**Request:** Copy out all the lines in the records that include the word "Output".

**Task material:**
####

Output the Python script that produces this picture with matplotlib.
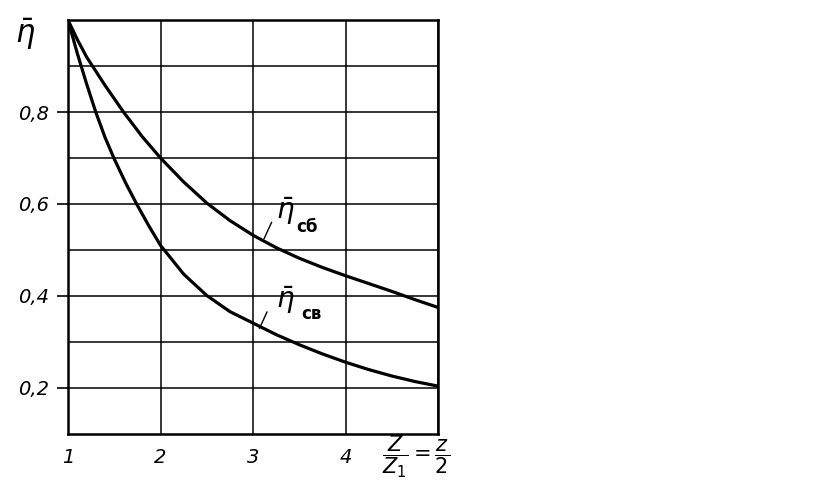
import matplotlib.pyplot as plt

# values
x_sb = [1, 1.1, 1.2, 1.4, 1.6, 1.8, 2.0, 2.25, 2.5, 2.75, 3.0, 3.25, 3.5, 3.75, 4.0, 4.25, 4.5, 4.75, 5.0]
eta_sb = [1.0, 0.958, 0.92, 0.858, 0.80, 0.747, 0.70, 0.648, 0.602, 0.564, 0.532, 0.505, 0.482, 0.462, 0.444, 0.427, 0.41, 0.392, 0.375]
x_sv = [1, 1.1, 1.2, 1.3, 1.4, 1.5, 1.625, 1.75, 1.875, 2.0, 2.25, 2.5, 2.75, 3.0, 3.25, 3.5, 3.75, 4.0, 4.25, 4.5, 4.75, 5.0]
eta_sv = [1.0, 0.928, 0.862, 0.80, 0.745, 0.698, 0.645, 0.597, 0.552, 0.51, 0.4475, 0.401, 0.366, 0.341, 0.316, 0.294, 0.274, 0.256, 0.24, 0.226, 0.214, 0.204]

x_labels = ['1', '2', '3', '4']
y_ticks = [0.2, 0.4, 0.6, 0.8]
y_labels = ['0,2', '0,4', '0,6', '0,8']
y_grid = [0.3, 0.5, 0.7, 0.9]

fig = plt.figure(figsize=(8.19, 4.94), dpi=100)
ax = fig.add_axes([0.083, 0.1215, 0.452, 0.838])

ax.plot(x_sb, eta_sb, color='black', lw=2.3, solid_capstyle='round', solid_joinstyle='round')
ax.plot(x_sv, eta_sv, color='black', lw=2.3, solid_capstyle='round', solid_joinstyle='round')

ax.set_xlim(1, 5)
ax.set_ylim(0.1, 1.0)
ax.set_xticks([1, 2, 3, 4, 5])
ax.set_xticklabels(x_labels + [''], fontsize=14, style='italic')
ax.set_yticks(y_ticks)
ax.set_yticklabels(y_labels, fontsize=14, style='italic')
ax.set_yticks(y_grid, minor=True)
ax.tick_params(axis='x', length=0, pad=10)
ax.tick_params(axis='y', which='major', length=8, width=1.2, pad=6)
ax.tick_params(axis='y', which='minor', length=0)
ax.grid(True, which='both', color='black', lw=1.1)
for s in ax.spines.values():
    s.set_linewidth(1.8)

# axis label and curve labels
fig.text(0.018, 0.93, r'$\bar{\eta}$', fontsize=22, ha='left', va='center')
ax.text(3.25, 0.585, r'$\bar{\eta}$', fontsize=20, ha='left', va='center')
ax.text(3.47, 0.55, 'сб', fontsize=12, fontweight='bold', ha='left', va='center')
ax.plot([3.12, 3.2], [0.525, 0.56], color='black', lw=1.0)
ax.text(3.25, 0.39, r'$\bar{\eta}$', fontsize=20, ha='left', va='center')
ax.text(3.52, 0.36, 'св', fontsize=12, fontweight='bold', ha='left', va='center')
ax.plot([3.07, 3.15], [0.33, 0.365], color='black', lw=1.0)

fig.text(0.466, 0.075, r'$\dfrac{Z}{Z_1}=\dfrac{z}{2}$', fontsize=15, ha='left', va='center')

fig.savefig('out.png', dpi=100)
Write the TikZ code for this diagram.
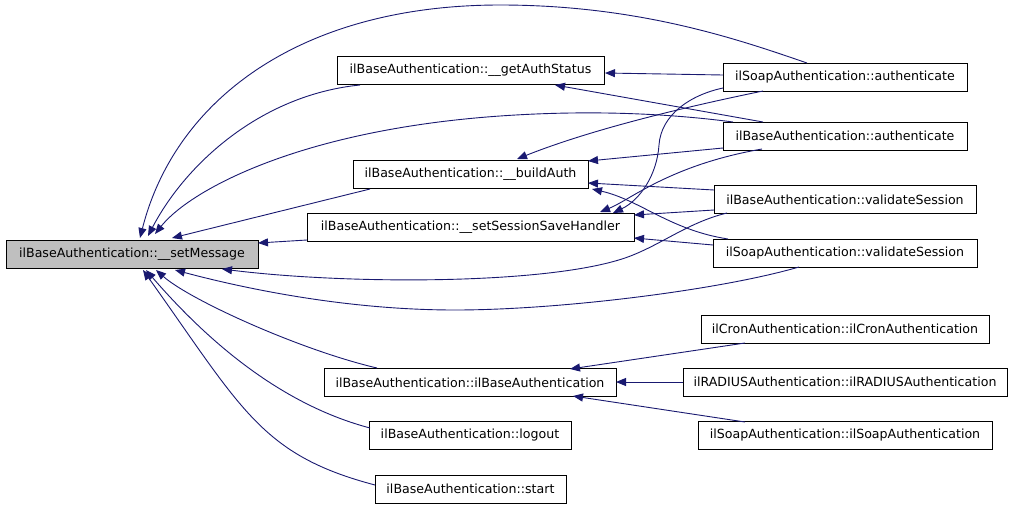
\documentclass[tikz,border=0pt]{standalone}
\usepackage{fontspec}
\setmainfont{DejaVu Sans}
\usetikzlibrary{arrows.meta,calc}
\definecolor{edgeblue}{HTML}{191970}
\definecolor{hlgray}{HTML}{BFBFBF}
\begin{document}
\begin{tikzpicture}[x=1pt,y=-1pt,
  fn/.style={draw=black,line width=1pt,fill=white,minimum height=28pt,inner sep=0pt,
    font=\fontsize{12.6}{14}\selectfont},
  call/.style={draw=edgeblue,line width=0.9pt,{Triangle[length=10pt,width=8pt,fill=edgeblue]}-}]
\useasboundingbox (0,0) rectangle (1013,509);
% nodes
\node[fn,fill=hlgray,minimum width=252pt] (sm) at (132,254) {ilBaseAuthentication::\_\_setMessage};
\node[fn,minimum width=267pt] (gas) at (470.5,70) {ilBaseAuthentication::\_\_getAuthStatus};
\node[fn,minimum width=235pt] (ba) at (470.5,174) {ilBaseAuthentication::\_\_buildAuth};
\node[fn,minimum width=327pt] (ssh) at (470.5,227) {ilBaseAuthentication::\_\_setSessionSaveHandler};
\node[fn,minimum width=292pt] (ctor) at (470,382.5) {ilBaseAuthentication::ilBaseAuthentication};
\node[fn,minimum width=202pt] (lo) at (470,435.5) {ilBaseAuthentication::logout};
\node[fn,minimum width=191pt] (st) at (470.5,489) {ilBaseAuthentication::start};
\node[fn,minimum width=244pt] (sa) at (845,77) {ilSoapAuthentication::authenticate};
\node[fn,minimum width=244pt] (bau) at (845,136) {ilBaseAuthentication::authenticate};
\node[fn,minimum width=262pt] (bvs) at (845,199.5) {ilBaseAuthentication::validateSession};
\node[fn,minimum width=264pt] (svs) at (845,253) {ilSoapAuthentication::validateSession};
\node[fn,minimum width=288pt] (cron) at (845,329) {ilCronAuthentication::ilCronAuthentication};
\node[fn,minimum width=324pt] (rad) at (845,382) {ilRADIUSAuthentication::ilRADIUSAuthentication};
\node[fn,minimum width=294pt] (sctor) at (845,435.5) {ilSoapAuthentication::ilSoapAuthentication};
% edges into __setMessage
\draw[call] ($(sm)+(8,-16)$) .. controls (175,100) and (300,5) .. (500,5)
  .. controls (640,5) and (740,40) .. ($(sa)+(-38,-14)$);
\draw[call] ($(sm)+(16,-18)$) .. controls (185,165) and (260,95) .. ($(gas)+(-110.5,15)$);
\draw[call] ($(sm)+(23,-20)$) .. controls (190,190) and (300,130) .. (500,116)
  .. controls (600,109) and (680,115) .. ($(bau)+(-112,-14)$);
\draw[call] ($(sm)+(40,-16)$) -- ($(ba)+(-100.5,15)$);
\draw[call] ($(sm)+(126,-11)$) -- ($(ssh)+(-163.5,13)$);
\draw[call] ($(sm)+(90,15)$) .. controls (350,285) and (560,285) .. (633,255)
  .. controls (665,242) and (690,222) .. ($(bvs)+(-118,13.5)$);
\draw[call] ($(sm)+(43,16)$) .. controls (250,290) and (350,310) .. (455,310)
  .. controls (560,310) and (720,290) .. ($(svs)+(-46,14)$);
\draw[call] ($(sm)+(24,16)$) .. controls (190,300) and (300,350) .. ($(ctor)+(-93,-14.5)$);
\draw[call] ($(sm)+(14,16)$) .. controls (210,344) and (283,405) .. ($(lo)+(-100,-7.5)$);
\draw[call] ($(sm)+(11,16)$) .. controls (242,409) and (261,455) .. ($(st)+(-95.5,-4)$);
% edges into __getAuthStatus
\draw[call] ($(gas)+(134.5,3)$) -- ($(sa)+(-122,-2)$);
\draw[call] ($(gas)+(84.5,15)$) -- ($(bau)+(-82,-14)$);
% edges into __buildAuth
\draw[call] ($(ba)+(46.5,-15)$) .. controls (590,130) and (680,108) .. ($(sa)+(-82,14)$);
\draw[call] ($(ba)+(117.5,-13)$) -- ($(bau)+(-122,12)$);
\draw[call] ($(ba)+(117.5,9)$) -- ($(bvs)+(-131,-9.5)$);
\draw[call] ($(ba)+(121.5,15)$) .. controls (640,200) and (670,230) .. ($(svs)+(-117,-14)$);
% edges into __setSessionSaveHandler
\draw[call] ($(ssh)+(142.5,-14)$) .. controls (640,200) and (657,175) .. (659,145)
  .. controls (661,115) and (690,95) .. ($(sa)+(-122,11)$);
\draw[call] ($(ssh)+(129.5,-15)$) .. controls (630,200) and (670,165) .. ($(bau)+(-83,13)$);
\draw[call] ($(ssh)+(163.5,-12)$) -- ($(bvs)+(-131,10.5)$);
\draw[call] ($(ssh)+(163.5,11)$) -- ($(svs)+(-132,-8)$);
% edges into the constructor
\draw[call] ($(ctor)+(100,-13.5)$) -- ($(cron)+(-100,14)$);
\draw[call] ($(ctor)+(146,-0.5)$) -- ($(rad)+(-162,0)$);
\draw[call] ($(ctor)+(103,13.5)$) -- ($(sctor)+(-100,-13.5)$);
\end{tikzpicture}
\end{document}
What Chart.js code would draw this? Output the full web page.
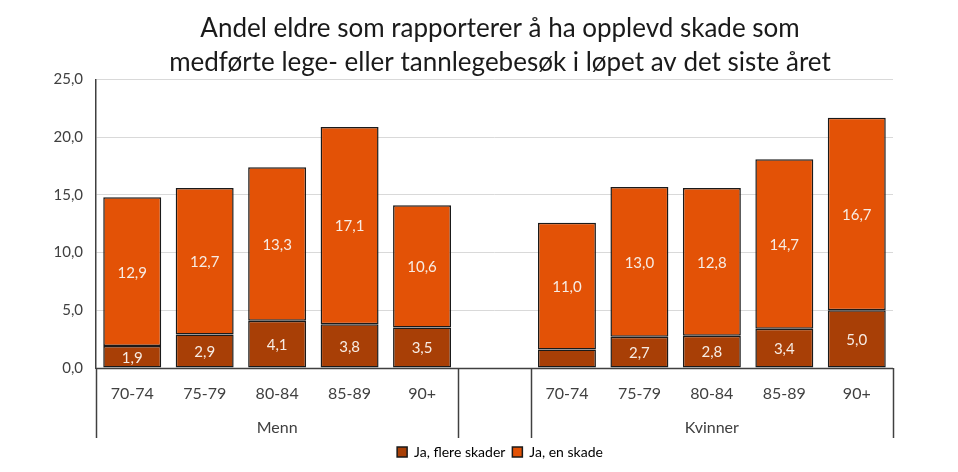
<!DOCTYPE html>
<html lang="no">
<head>
<meta charset="utf-8">
<script src="https://cdn.jsdelivr.net/npm/chart.js@4.4.1/dist/chart.umd.min.js"></script>
<style>
  html, body { margin: 0; padding: 0; background: #ffffff; }
  #wrap { width: 958px; height: 472px; position: relative; }
</style>
</head>
<body>
<div id="wrap"><canvas id="skadeChart"></canvas></div>
<script>
// --- data (lest av bildet) ---
const kategorier = ['70-74', '75-79', '80-84', '85-89', '90+', '', '70-74', '75-79', '80-84', '85-89', '90+'];
const grupper = ['Menn', '', 'Kvinner'];
const gruppeStorrelse = [5, 1, 5];
const flereSkader = [1.9, 2.9, 4.1, 3.8, 3.5, null, 1.6, 2.7, 2.8, 3.4, 5.0];
const enSkade = [12.9, 12.7, 13.3, 17.1, 10.6, null, 11.0, 13.0, 12.8, 14.7, 16.7];
const skjulteEtiketter = ['0-6']; // datasett-indeks - punkt-indeks uten etikett
const yTicks = [0, 5, 10, 15, 20, 25];

const FONT = 'Lato, "Open Sans", "Liberation Sans", sans-serif';
const TEKSTFARGE = '#404040';

function formatTall(v) {
    return v.toFixed(1).replace('.', ',');
}

// verdietiketter midt i hvert segment
const verdiEtiketter = {
    id: 'verdiEtiketter',
    afterDatasetsDraw(chart) {
        const ctx = chart.ctx;
        ctx.save();
        ctx.font = '15px ' + FONT;
        ctx.fillStyle = '#f7ece4';
        ctx.textAlign = 'center';
        ctx.textBaseline = 'middle';
        chart.data.datasets.forEach((ds, di) => {
            const meta = chart.getDatasetMeta(di);
            meta.data.forEach((bar, i) => {
                const v = ds.data[i];
                if (v === null || skjulteEtiketter.includes(di + '-' + i)) return;
                const midt = (bar.y + bar.base) / 2;
                ctx.fillText(formatTall(v), bar.x, midt + 1);
            });
        });
        ctx.restore();
    }
};

// gruppeakse (Menn / Kvinner) med skillelinjer
const gruppeAkse = {
    id: 'gruppeAkse',
    afterDraw(chart) {
        const x = chart.scales.x;
        const ctx = chart.ctx;
        const slot = x.width / kategorier.length;
        const topp = x.top;
        const bunn = x.top + 70;
        ctx.save();
        ctx.strokeStyle = '#404040';
        ctx.lineWidth = 1.5;
        ctx.font = '16px ' + FONT;
        ctx.fillStyle = TEKSTFARGE;
        ctx.textAlign = 'center';
        ctx.textBaseline = 'middle';

        let start = 0;
        const grenser = [0];
        grupper.forEach((navn, g) => {
            const slutt = start + gruppeStorrelse[g];
            grenser.push(slutt);
            if (navn) {
                const midtX = x.left + (start + slutt) / 2 * slot;
                ctx.fillText(navn, midtX, topp + 60);
            }
            start = slutt;
        });
        grenser.forEach(b => {
            const px = Math.round(x.left + b * slot) + 0.5;
            ctx.beginPath();
            ctx.moveTo(px, topp);
            ctx.lineTo(px, bunn);
            ctx.stroke();
        });
        ctx.beginPath();
        ctx.moveTo(x.left, Math.round(topp) + 0.5);
        ctx.lineTo(x.right, Math.round(topp) + 0.5);
        ctx.stroke();
        ctx.restore();
    }
};

new Chart(document.getElementById('skadeChart'), {
    type: 'bar',
    data: {
        labels: kategorier,
        datasets: [
            {
                label: 'Ja, flere skader',
                data: flereSkader,
                backgroundColor: '#A83F06',
                borderColor: '#1a1a1a',
                borderWidth: 1.5,
                borderSkipped: false
            },
            {
                label: 'Ja, en skade',
                data: enSkade,
                backgroundColor: '#E35206',
                borderColor: '#1a1a1a',
                borderWidth: 1.5,
                borderSkipped: false
            }
        ]
    },
    options: {
        responsive: true,
        maintainAspectRatio: false,
        animation: false,
        datasets: { bar: { barPercentage: 0.8, categoryPercentage: 1.0 } },
        layout: { padding: { left: 42, right: 0, top: 0, bottom: 3 } },
        plugins: {
            title: {
                display: true,
                text: ['Andel eldre som rapporterer å ha opplevd skade som',
                       'medførte lege- eller tannlegebesøk i løpet av det siste året'],
                color: '#1a1a1a',
                font: { family: FONT, size: 26, weight: 'normal', lineHeight: 1.3 },
                padding: { top: 12, bottom: 0 }
            },
            legend: {
                position: 'bottom',
                labels: {
                    color: TEKSTFARGE,
                    font: { family: FONT, size: 14 },
                    boxWidth: 10,
                    boxHeight: 10,
                    padding: 7,
                    generateLabels(chart) {
                        return chart.data.datasets.map((ds, i) => ({
                            text: ds.label,
                            fillStyle: ds.backgroundColor,
                            strokeStyle: '#1a1a1a',
                            lineWidth: 1.5,
                            datasetIndex: i
                        }));
                    }
                }
            },
            tooltip: { enabled: false }
        },
        scales: {
            x: {
                stacked: true,
                grid: { display: false, drawTicks: false },
                border: { display: false },
                ticks: {
                    color: TEKSTFARGE,
                    font: { family: FONT, size: 16 },
                    padding: 16,
                    maxRotation: 0,
                    autoSkip: false
                },
                afterFit(scale) { scale.height = 70; }
            },
            y: {
                stacked: true,
                min: 0,
                max: 25,
                afterBuildTicks(scale) { scale.ticks = yTicks.map(v => ({ value: v })); },
                grid: { color: '#d9d9d9', lineWidth: 1, drawTicks: false },
                border: { display: true, color: '#404040', width: 1.5 },
                ticks: {
                    color: TEKSTFARGE,
                    font: { family: FONT, size: 15 },
                    padding: 13,
                    callback: v => formatTall(v)
                },
                afterFit(scale) { scale.width = 54; }
            },
            // tom akse til høyre, bare for å holde plass
            hoyreTom: {
                type: 'linear',
                position: 'right',
                grid: { display: false, drawTicks: false },
                border: { display: false },
                ticks: { display: false },
                afterFit(scale) { scale.width = 65; }
            }
        }
    },
    plugins: [verdiEtiketter, gruppeAkse]
});
</script>
</body>
</html>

####

**Answer to the exercise:**
Output the Python script that produces this picture with matplotlib.
What Chart.js code would draw this? Output the full web page.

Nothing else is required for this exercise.